Assuming that \(\Delta A\) is sufficiently small so that \(\|A^{-1}\Delta A\| < 1\) we can apply the previous lemma and obtain

\[\begin{split} \begin{aligned} \frac{\|\Delta y\|}{\|y\|} &\leq \frac{\|A^{-1}\|}{1-\|A^{-1}\|\cdot \|\Delta A\|}\left(\|\Delta A\| + \frac{\|\Delta b\|}{\|y\|}\right)\\ &= \frac{\|A^{-1}\|\cdot \|A\|}{1-\|A^{-1}\| \cdot \|A\|\frac{\|\Delta A\|}{\|A\|}}\left(\frac{\|\Delta A\|}{\|A\|} + \frac{\|\Delta b\|}{\|b\|}\right),\end{aligned} \end{split}\]

where in the last equation, we have used that \(\|b\| = \|Ay\| \leq \|A\|\cdot\|y\|\).

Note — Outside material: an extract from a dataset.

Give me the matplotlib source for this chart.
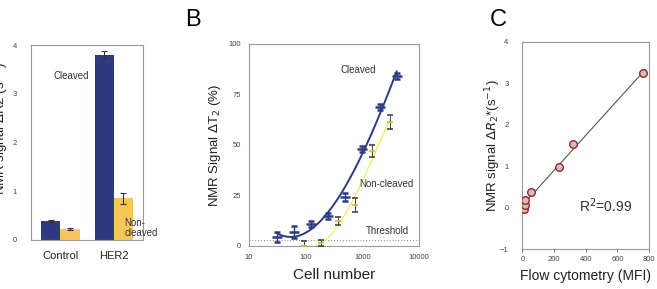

By ignoring higher-order terms in \(\|\Delta A\|\) we obtain

\[ \frac{\|\Delta y\|}{\|y\|} \leq \|A^{-1}\|\cdot \|A\|\left(\frac{\|\Delta A\|}{\|A\|} + \frac{\|\Delta b\|}{\|b\|}\right). \]

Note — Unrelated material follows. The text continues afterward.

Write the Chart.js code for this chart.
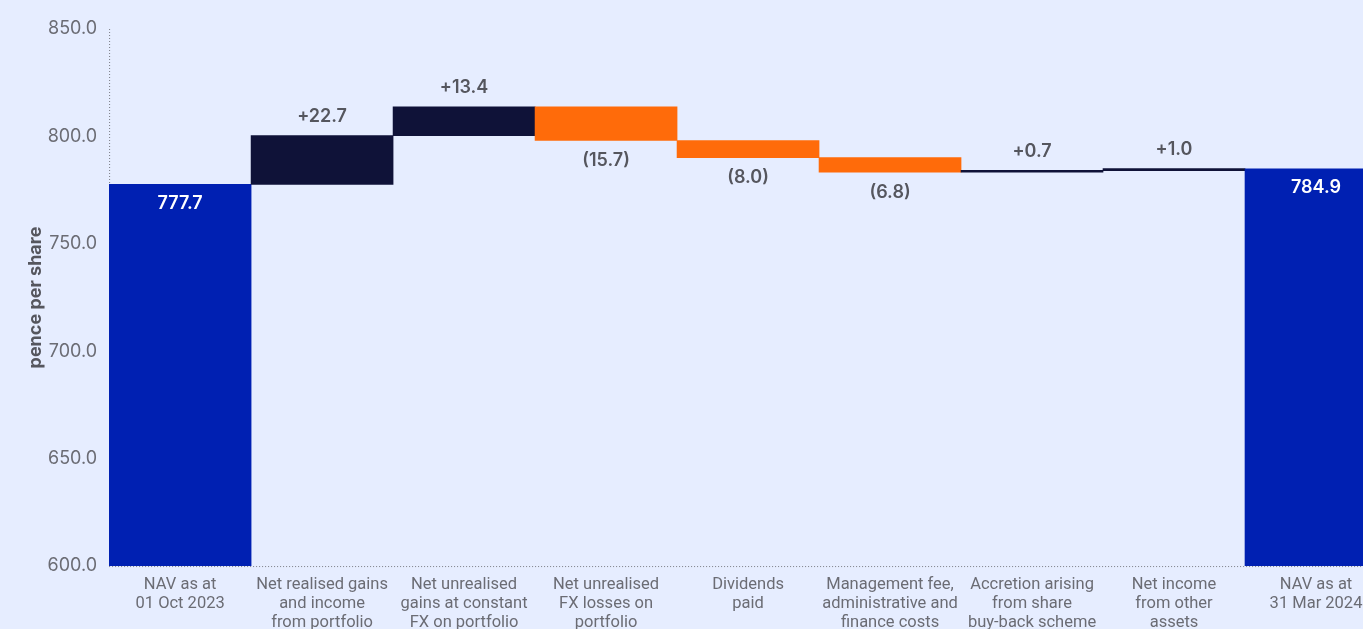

The left-hand side is the relative output perturbation. The right-hand side is the product of \(\|A^{-1}\|\cdot \|A\|\) and the relative input perturbation \(\left(\frac{\|\Delta A\|}{\|A\|} + \frac{\|\Delta b\|}{\|b\|}\right)\). Hence, we have \(\kappa_{rel}(A) = \|A^{-1}\|\|A\|\) being the condition number of the linear system. This argument is not completely precise since one still needs to show that a perturbation actually exists so that the left-hand side and right-hand side are equal. But we leave this technical detail here out.

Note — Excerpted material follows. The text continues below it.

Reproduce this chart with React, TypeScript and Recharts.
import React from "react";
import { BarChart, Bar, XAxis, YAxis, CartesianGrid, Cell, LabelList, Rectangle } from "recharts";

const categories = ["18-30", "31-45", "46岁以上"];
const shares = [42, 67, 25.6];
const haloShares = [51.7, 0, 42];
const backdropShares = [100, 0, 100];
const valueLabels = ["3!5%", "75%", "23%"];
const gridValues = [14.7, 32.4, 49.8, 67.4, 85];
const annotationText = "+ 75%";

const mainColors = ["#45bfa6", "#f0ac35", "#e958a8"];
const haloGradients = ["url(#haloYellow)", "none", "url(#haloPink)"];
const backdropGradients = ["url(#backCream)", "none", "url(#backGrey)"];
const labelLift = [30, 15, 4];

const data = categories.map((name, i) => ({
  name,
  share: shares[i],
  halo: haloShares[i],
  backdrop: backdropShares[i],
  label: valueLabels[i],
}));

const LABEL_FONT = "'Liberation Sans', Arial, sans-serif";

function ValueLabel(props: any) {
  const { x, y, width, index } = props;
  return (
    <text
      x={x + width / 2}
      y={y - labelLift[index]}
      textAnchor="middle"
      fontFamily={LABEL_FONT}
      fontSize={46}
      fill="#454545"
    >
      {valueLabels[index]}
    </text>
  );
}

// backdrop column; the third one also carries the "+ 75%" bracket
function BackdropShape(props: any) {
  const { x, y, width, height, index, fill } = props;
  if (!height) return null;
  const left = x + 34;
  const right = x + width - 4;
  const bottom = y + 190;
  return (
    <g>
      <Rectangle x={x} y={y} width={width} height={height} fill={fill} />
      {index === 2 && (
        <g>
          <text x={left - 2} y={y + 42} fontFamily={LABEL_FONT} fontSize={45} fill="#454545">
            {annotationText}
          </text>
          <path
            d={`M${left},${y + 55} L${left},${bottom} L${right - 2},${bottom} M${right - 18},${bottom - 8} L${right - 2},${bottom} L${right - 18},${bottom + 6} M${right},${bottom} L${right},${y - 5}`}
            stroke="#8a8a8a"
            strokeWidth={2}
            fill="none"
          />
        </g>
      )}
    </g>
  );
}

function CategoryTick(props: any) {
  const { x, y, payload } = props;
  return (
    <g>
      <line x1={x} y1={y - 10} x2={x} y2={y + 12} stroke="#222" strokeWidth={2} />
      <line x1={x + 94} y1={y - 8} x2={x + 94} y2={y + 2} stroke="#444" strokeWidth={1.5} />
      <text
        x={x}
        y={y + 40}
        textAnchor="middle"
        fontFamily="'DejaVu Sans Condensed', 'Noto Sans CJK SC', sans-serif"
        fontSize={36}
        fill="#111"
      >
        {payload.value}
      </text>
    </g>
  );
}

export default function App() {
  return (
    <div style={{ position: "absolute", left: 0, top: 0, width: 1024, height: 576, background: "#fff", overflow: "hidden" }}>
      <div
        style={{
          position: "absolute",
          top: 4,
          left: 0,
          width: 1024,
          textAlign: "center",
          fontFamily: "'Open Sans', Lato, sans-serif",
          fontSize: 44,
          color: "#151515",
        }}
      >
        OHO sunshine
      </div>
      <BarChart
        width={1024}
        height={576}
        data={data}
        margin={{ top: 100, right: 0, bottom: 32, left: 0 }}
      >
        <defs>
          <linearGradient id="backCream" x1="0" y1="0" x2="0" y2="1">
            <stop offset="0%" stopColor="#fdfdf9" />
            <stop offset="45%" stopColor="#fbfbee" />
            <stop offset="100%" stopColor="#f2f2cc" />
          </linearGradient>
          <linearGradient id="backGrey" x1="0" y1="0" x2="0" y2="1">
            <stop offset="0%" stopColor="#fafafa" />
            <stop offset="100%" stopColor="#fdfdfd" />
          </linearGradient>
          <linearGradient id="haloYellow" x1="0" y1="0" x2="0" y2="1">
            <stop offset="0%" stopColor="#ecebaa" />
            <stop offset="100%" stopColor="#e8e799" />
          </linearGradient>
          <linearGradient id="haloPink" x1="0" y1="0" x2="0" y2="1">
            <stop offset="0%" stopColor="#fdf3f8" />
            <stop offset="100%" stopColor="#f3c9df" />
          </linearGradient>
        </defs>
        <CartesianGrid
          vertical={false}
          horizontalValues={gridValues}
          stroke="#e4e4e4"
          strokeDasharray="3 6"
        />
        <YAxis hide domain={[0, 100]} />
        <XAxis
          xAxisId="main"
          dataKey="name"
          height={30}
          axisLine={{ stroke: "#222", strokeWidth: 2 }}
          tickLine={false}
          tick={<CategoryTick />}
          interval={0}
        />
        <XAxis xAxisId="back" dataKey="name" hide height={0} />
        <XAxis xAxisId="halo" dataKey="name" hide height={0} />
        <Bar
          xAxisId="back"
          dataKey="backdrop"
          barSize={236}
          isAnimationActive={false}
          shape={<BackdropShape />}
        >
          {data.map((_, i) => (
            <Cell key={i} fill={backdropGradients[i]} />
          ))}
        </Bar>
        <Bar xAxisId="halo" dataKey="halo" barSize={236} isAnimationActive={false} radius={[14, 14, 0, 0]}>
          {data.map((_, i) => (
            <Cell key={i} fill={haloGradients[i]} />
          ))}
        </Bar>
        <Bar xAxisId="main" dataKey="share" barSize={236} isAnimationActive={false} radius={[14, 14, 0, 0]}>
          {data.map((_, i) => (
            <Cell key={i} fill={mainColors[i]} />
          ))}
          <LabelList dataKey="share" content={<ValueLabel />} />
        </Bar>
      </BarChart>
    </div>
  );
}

Note: Since we also allow perturbations in \(b\) we should formally write \(\kappa_{rel}(A, b)\) as condition number. But we see that the condition number only depends on \(A\) and not on \(b\). Therefore, one simply writes \(\kappa_{rel}(A)\).

Going back to our earlier equation, we hence have the precise estimate that

\[ \frac{\|\Delta y\|}{\|y\|}\leq \frac{\kappa_{rel}(A)}{1-\kappa_{rel}(A)\frac{\|\Delta A\|}{\|A\|}}\left(\frac{\|\Delta A\|}{\|A\|} + \frac{\|\Delta b\|}{\|b\|}\right), \]

which relates the relative forward error and the relative backward error in the linear system.

The condition number \(\kappa_{rel}(A)\) has an important interpretation. It measures how far away from being singular a linear system is. More precisely,

\[ \min\left\{\frac{\|\Delta A\|_2}{\|A\|_2}: A + \Delta A~singular \right\} = \frac{1}{\kappa_{rel}(A)}. \]

We are not going to prove this result here. Later in the term, we will derive tools that make the relationship between condition number and distance to singularity is immediately obvious.